▸ Input data
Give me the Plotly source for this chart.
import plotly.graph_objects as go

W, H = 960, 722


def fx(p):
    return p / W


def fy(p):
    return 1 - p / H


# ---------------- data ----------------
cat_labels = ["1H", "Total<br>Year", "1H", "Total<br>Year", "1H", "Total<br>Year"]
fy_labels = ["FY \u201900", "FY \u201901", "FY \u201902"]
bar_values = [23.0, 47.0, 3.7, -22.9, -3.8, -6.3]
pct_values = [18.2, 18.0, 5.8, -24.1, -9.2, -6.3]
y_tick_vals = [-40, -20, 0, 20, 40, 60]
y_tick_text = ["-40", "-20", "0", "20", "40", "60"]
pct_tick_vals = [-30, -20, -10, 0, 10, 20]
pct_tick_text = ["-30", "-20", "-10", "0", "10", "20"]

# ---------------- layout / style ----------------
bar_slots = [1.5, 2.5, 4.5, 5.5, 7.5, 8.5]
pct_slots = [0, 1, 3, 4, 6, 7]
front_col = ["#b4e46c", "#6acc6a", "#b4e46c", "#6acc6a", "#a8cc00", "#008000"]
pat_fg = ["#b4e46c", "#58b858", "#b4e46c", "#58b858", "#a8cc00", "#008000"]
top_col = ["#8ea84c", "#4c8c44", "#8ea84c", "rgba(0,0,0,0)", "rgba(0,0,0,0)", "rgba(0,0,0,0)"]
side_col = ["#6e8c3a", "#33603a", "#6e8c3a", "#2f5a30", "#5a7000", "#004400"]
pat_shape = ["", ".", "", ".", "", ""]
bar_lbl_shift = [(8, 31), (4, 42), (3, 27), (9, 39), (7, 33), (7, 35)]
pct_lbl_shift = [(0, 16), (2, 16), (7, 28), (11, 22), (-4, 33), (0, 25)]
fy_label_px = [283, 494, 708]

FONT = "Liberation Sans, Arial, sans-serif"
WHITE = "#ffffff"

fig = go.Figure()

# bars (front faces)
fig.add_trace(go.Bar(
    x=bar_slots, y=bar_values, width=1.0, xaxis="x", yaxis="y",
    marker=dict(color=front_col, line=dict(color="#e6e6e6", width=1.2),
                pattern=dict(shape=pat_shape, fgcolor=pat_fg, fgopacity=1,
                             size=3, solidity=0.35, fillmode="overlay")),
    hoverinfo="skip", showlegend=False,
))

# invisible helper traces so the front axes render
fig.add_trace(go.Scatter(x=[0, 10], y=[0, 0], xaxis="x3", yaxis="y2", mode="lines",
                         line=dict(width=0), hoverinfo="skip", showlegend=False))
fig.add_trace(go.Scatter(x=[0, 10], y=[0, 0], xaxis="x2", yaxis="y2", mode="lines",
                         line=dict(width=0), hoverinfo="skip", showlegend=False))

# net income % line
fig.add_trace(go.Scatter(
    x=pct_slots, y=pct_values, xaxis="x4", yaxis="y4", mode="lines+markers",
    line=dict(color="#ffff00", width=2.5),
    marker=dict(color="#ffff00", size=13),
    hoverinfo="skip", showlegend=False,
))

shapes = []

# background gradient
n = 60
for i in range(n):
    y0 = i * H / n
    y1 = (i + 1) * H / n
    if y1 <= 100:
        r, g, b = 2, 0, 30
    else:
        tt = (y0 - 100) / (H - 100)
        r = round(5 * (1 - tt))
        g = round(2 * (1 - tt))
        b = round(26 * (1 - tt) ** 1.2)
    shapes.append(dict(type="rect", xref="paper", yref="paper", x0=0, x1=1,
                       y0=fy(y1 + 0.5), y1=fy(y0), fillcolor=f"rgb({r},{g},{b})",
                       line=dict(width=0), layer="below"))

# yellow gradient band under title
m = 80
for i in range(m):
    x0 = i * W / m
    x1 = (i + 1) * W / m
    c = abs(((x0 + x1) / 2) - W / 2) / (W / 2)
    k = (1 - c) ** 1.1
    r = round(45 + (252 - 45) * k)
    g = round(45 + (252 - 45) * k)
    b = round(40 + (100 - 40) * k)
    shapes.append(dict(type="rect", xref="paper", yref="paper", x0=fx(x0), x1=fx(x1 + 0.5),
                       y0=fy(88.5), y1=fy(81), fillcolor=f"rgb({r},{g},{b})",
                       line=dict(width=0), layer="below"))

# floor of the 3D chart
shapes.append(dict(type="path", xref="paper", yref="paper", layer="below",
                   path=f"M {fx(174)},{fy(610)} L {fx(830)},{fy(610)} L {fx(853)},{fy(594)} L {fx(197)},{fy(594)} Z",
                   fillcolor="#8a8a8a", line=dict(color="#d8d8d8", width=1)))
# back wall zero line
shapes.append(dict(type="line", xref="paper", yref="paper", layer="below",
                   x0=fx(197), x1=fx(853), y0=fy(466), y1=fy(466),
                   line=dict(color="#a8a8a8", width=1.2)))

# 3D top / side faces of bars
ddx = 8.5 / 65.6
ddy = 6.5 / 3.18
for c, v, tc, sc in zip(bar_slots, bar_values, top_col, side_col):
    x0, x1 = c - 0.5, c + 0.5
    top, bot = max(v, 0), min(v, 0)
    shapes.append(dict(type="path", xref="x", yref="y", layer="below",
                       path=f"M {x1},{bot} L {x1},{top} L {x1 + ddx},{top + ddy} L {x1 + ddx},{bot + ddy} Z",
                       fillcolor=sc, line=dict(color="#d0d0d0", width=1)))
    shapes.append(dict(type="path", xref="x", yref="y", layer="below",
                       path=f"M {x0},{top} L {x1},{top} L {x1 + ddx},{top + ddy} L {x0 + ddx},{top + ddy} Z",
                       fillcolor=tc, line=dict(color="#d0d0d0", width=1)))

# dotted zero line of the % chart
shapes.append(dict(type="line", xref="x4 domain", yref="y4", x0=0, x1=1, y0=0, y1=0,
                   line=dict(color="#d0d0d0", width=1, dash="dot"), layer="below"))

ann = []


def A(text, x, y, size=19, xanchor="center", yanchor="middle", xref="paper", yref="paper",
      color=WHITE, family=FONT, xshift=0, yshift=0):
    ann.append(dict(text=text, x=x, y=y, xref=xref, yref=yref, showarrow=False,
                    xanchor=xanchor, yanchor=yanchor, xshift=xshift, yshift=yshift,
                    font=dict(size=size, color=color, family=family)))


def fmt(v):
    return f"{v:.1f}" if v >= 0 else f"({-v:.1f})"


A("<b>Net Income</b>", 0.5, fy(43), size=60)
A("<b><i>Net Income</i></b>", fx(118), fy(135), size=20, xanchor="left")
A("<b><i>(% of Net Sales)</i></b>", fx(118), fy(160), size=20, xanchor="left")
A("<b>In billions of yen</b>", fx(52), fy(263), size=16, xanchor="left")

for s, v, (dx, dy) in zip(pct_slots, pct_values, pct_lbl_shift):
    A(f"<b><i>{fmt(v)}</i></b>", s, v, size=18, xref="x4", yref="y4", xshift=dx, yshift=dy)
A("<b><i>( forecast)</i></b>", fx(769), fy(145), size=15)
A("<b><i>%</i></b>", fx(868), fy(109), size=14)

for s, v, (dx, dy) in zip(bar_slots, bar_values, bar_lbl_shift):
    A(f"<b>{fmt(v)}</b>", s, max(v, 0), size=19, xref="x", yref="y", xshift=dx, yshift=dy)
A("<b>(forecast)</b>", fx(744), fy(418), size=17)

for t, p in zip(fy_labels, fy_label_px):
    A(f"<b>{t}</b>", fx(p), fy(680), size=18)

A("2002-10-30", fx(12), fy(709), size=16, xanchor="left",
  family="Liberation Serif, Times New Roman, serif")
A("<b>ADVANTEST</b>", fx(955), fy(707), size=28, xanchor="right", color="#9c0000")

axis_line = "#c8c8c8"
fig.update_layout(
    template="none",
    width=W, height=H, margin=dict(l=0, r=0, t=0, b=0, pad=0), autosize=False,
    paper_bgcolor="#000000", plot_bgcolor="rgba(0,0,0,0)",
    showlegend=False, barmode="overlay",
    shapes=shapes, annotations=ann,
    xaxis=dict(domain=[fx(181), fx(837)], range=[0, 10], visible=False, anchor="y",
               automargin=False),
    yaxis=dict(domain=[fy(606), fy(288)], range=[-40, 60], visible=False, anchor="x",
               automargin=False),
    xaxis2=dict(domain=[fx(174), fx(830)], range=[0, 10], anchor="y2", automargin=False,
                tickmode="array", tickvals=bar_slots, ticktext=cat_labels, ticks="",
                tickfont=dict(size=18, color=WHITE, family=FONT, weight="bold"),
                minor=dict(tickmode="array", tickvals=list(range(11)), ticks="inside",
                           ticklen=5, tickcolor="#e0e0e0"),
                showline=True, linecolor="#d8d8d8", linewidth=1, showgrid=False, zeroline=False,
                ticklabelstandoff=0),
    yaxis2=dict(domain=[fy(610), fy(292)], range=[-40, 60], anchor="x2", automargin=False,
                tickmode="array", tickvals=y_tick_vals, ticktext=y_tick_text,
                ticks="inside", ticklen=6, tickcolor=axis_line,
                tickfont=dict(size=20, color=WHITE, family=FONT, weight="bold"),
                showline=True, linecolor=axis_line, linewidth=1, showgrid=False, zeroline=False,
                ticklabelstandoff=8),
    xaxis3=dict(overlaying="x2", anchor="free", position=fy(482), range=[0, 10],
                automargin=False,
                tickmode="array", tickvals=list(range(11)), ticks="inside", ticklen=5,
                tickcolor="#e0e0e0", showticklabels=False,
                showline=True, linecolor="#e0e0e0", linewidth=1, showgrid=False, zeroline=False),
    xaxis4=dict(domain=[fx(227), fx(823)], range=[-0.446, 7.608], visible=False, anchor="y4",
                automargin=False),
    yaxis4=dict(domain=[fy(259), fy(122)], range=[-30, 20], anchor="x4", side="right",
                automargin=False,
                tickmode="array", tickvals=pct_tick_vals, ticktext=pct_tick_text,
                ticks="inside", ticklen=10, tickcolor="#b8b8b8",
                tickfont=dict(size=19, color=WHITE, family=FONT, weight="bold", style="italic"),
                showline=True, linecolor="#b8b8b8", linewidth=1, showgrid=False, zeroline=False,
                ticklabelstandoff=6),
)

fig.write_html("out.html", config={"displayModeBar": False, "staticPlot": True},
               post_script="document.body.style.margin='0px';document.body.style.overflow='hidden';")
---
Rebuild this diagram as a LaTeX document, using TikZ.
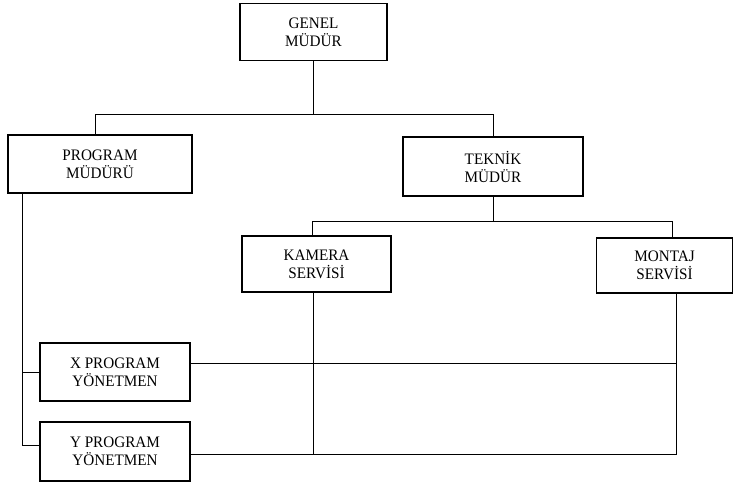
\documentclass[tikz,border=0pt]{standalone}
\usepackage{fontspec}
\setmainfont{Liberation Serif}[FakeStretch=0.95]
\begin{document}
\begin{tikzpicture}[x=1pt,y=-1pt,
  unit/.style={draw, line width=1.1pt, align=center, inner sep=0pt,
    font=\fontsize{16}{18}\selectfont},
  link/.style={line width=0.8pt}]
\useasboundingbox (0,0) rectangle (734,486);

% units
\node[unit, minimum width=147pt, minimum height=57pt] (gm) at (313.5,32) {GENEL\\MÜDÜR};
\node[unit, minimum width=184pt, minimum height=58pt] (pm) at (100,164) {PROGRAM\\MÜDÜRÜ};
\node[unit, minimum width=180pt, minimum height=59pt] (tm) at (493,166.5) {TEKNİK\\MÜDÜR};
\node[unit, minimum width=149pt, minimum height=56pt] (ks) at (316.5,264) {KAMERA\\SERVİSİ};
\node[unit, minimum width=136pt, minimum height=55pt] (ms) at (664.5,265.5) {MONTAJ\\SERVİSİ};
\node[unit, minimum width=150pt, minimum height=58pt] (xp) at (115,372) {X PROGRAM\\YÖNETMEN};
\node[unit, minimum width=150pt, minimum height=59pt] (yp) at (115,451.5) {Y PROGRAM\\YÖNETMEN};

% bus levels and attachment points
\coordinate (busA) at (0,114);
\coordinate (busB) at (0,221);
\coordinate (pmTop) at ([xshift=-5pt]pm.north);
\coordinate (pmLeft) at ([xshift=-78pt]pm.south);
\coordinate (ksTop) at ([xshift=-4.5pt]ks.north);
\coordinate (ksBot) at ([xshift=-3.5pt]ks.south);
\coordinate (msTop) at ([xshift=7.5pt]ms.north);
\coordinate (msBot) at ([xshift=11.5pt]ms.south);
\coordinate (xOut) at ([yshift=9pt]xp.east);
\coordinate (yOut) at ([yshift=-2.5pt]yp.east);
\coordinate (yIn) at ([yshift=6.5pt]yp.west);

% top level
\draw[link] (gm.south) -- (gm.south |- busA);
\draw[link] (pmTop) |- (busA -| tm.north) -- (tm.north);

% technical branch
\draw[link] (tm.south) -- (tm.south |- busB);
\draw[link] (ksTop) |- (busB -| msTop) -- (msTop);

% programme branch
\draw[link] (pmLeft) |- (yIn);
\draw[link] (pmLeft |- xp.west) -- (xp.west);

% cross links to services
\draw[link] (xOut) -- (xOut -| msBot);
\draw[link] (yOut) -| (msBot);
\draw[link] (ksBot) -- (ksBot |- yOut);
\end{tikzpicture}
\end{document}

▸ What to produce
Exactly the lines above from the one with "Give me the Plotly source for this chart." to the one with "return 1 - p / H", both included, are to be quoted; leave the rest out.

▸ Completed task
Give me the Plotly source for this chart.
import plotly.graph_objects as go

W, H = 960, 722


def fx(p):
    return p / W


def fy(p):
    return 1 - p / H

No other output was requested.